WRITTEN TASK: Copy all the data exactly, except the pictures.

SUPPLIED DATA:
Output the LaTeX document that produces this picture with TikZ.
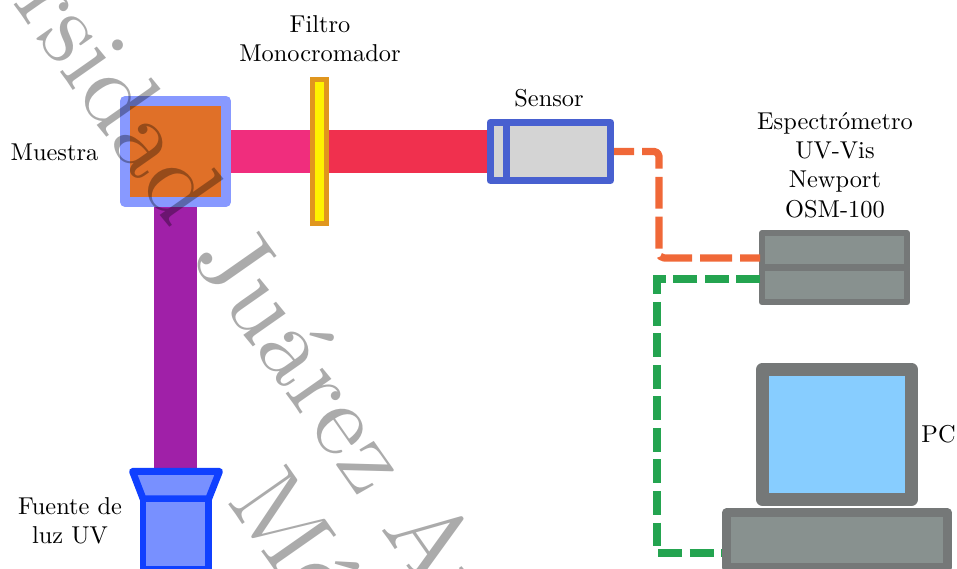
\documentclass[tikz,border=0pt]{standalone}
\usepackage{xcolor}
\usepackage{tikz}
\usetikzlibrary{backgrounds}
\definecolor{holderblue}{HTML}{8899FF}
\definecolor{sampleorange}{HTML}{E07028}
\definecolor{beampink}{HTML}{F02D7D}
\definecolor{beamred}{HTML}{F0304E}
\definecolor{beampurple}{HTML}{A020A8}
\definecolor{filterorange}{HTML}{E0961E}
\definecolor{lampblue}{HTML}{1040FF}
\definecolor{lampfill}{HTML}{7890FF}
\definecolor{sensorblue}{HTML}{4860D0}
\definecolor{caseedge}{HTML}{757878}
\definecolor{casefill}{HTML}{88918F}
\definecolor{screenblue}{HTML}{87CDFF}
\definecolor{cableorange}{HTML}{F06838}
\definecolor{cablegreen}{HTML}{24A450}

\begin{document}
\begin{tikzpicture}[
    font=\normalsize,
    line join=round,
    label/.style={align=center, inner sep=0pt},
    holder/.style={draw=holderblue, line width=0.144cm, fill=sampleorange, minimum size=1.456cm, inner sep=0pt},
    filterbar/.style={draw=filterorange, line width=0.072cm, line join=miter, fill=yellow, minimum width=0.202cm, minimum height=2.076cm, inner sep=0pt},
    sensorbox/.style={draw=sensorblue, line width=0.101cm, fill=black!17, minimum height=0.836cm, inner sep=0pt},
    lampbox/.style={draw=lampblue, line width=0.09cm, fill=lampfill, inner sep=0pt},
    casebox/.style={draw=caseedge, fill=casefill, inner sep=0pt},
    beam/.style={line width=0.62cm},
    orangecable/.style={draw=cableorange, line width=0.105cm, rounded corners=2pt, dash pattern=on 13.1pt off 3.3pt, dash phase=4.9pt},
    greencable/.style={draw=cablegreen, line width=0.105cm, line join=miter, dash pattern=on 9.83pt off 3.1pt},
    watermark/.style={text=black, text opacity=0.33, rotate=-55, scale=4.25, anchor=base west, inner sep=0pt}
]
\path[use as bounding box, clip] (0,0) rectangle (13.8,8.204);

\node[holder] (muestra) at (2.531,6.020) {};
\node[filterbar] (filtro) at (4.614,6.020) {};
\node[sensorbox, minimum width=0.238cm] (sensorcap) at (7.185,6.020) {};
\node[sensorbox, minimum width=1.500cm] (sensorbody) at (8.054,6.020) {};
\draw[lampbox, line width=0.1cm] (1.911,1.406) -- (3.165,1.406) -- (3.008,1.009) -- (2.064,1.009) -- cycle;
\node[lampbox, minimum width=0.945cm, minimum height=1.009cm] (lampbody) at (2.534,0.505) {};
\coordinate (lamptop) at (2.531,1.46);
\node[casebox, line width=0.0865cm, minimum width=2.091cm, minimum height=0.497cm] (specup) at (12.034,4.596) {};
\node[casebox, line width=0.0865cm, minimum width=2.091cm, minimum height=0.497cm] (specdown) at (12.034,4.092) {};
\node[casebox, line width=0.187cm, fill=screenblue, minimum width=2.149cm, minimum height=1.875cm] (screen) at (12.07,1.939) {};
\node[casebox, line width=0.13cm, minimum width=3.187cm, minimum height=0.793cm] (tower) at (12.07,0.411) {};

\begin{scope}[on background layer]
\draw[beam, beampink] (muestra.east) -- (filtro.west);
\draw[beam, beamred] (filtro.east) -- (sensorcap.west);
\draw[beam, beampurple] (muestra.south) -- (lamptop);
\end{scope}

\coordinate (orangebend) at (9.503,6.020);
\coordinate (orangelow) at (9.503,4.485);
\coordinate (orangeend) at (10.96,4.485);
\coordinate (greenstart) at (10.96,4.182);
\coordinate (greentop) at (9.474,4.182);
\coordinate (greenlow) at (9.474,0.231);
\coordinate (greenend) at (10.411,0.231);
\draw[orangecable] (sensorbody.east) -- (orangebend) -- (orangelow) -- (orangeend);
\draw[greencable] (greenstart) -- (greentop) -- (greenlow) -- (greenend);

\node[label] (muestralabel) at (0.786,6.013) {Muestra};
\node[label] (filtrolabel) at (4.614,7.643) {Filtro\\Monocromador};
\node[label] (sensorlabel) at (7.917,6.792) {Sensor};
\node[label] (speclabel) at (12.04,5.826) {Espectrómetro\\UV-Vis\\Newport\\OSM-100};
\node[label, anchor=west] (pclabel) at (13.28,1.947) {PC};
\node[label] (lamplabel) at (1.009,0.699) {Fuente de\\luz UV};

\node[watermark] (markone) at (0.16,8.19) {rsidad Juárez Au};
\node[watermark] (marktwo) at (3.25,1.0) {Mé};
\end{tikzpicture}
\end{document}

SOLUTION TO THE EXERCISE:
Output the LaTeX document that produces this picture with TikZ.
\documentclass[tikz,border=0pt]{standalone}
\usepackage{xcolor}
\usepackage{tikz}
\usetikzlibrary{backgrounds}
\definecolor{holderblue}{HTML}{8899FF}
\definecolor{sampleorange}{HTML}{E07028}
\definecolor{beampink}{HTML}{F02D7D}
\definecolor{beamred}{HTML}{F0304E}
\definecolor{beampurple}{HTML}{A020A8}
\definecolor{filterorange}{HTML}{E0961E}
\definecolor{lampblue}{HTML}{1040FF}
\definecolor{lampfill}{HTML}{7890FF}
\definecolor{sensorblue}{HTML}{4860D0}
\definecolor{caseedge}{HTML}{757878}
\definecolor{casefill}{HTML}{88918F}
\definecolor{screenblue}{HTML}{87CDFF}
\definecolor{cableorange}{HTML}{F06838}
\definecolor{cablegreen}{HTML}{24A450}

\begin{document}
\begin{tikzpicture}[
    font=\normalsize,
    line join=round,
    label/.style={align=center, inner sep=0pt},
    holder/.style={draw=holderblue, line width=0.144cm, fill=sampleorange, minimum size=1.456cm, inner sep=0pt},
    filterbar/.style={draw=filterorange, line width=0.072cm, line join=miter, fill=yellow, minimum width=0.202cm, minimum height=2.076cm, inner sep=0pt},
    sensorbox/.style={draw=sensorblue, line width=0.101cm, fill=black!17, minimum height=0.836cm, inner sep=0pt},
    lampbox/.style={draw=lampblue, line width=0.09cm, fill=lampfill, inner sep=0pt},
    casebox/.style={draw=caseedge, fill=casefill, inner sep=0pt},
    beam/.style={line width=0.62cm},
    orangecable/.style={draw=cableorange, line width=0.105cm, rounded corners=2pt, dash pattern=on 13.1pt off 3.3pt, dash phase=4.9pt},
    greencable/.style={draw=cablegreen, line width=0.105cm, line join=miter, dash pattern=on 9.83pt off 3.1pt},
    watermark/.style={text=black, text opacity=0.33, rotate=-55, scale=4.25, anchor=base west, inner sep=0pt}
]
\path[use as bounding box, clip] (0,0) rectangle (13.8,8.204);

\node[holder] (muestra) at (2.531,6.020) {};
\node[filterbar] (filtro) at (4.614,6.020) {};
\node[sensorbox, minimum width=0.238cm] (sensorcap) at (7.185,6.020) {};
\node[sensorbox, minimum width=1.500cm] (sensorbody) at (8.054,6.020) {};
\draw[lampbox, line width=0.1cm] (1.911,1.406) -- (3.165,1.406) -- (3.008,1.009) -- (2.064,1.009) -- cycle;
\node[lampbox, minimum width=0.945cm, minimum height=1.009cm] (lampbody) at (2.534,0.505) {};
\coordinate (lamptop) at (2.531,1.46);
\node[casebox, line width=0.0865cm, minimum width=2.091cm, minimum height=0.497cm] (specup) at (12.034,4.596) {};
\node[casebox, line width=0.0865cm, minimum width=2.091cm, minimum height=0.497cm] (specdown) at (12.034,4.092) {};
\node[casebox, line width=0.187cm, fill=screenblue, minimum width=2.149cm, minimum height=1.875cm] (screen) at (12.07,1.939) {};
\node[casebox, line width=0.13cm, minimum width=3.187cm, minimum height=0.793cm] (tower) at (12.07,0.411) {};

\begin{scope}[on background layer]
\draw[beam, beampink] (muestra.east) -- (filtro.west);
\draw[beam, beamred] (filtro.east) -- (sensorcap.west);
\draw[beam, beampurple] (muestra.south) -- (lamptop);
\end{scope}

\coordinate (orangebend) at (9.503,6.020);
\coordinate (orangelow) at (9.503,4.485);
\coordinate (orangeend) at (10.96,4.485);
\coordinate (greenstart) at (10.96,4.182);
\coordinate (greentop) at (9.474,4.182);
\coordinate (greenlow) at (9.474,0.231);
\coordinate (greenend) at (10.411,0.231);
\draw[orangecable] (sensorbody.east) -- (orangebend) -- (orangelow) -- (orangeend);
\draw[greencable] (greenstart) -- (greentop) -- (greenlow) -- (greenend);

\node[label] (muestralabel) at (0.786,6.013) {Muestra};
\node[label] (filtrolabel) at (4.614,7.643) {Filtro\\Monocromador};
\node[label] (sensorlabel) at (7.917,6.792) {Sensor};
\node[label] (speclabel) at (12.04,5.826) {Espectrómetro\\UV-Vis\\Newport\\OSM-100};
\node[label, anchor=west] (pclabel) at (13.28,1.947) {PC};
\node[label] (lamplabel) at (1.009,0.699) {Fuente de\\luz UV};

\node[watermark] (markone) at (0.16,8.19) {rsidad Juárez Au};
\node[watermark] (marktwo) at (3.25,1.0) {Mé};
\end{tikzpicture}
\end{document}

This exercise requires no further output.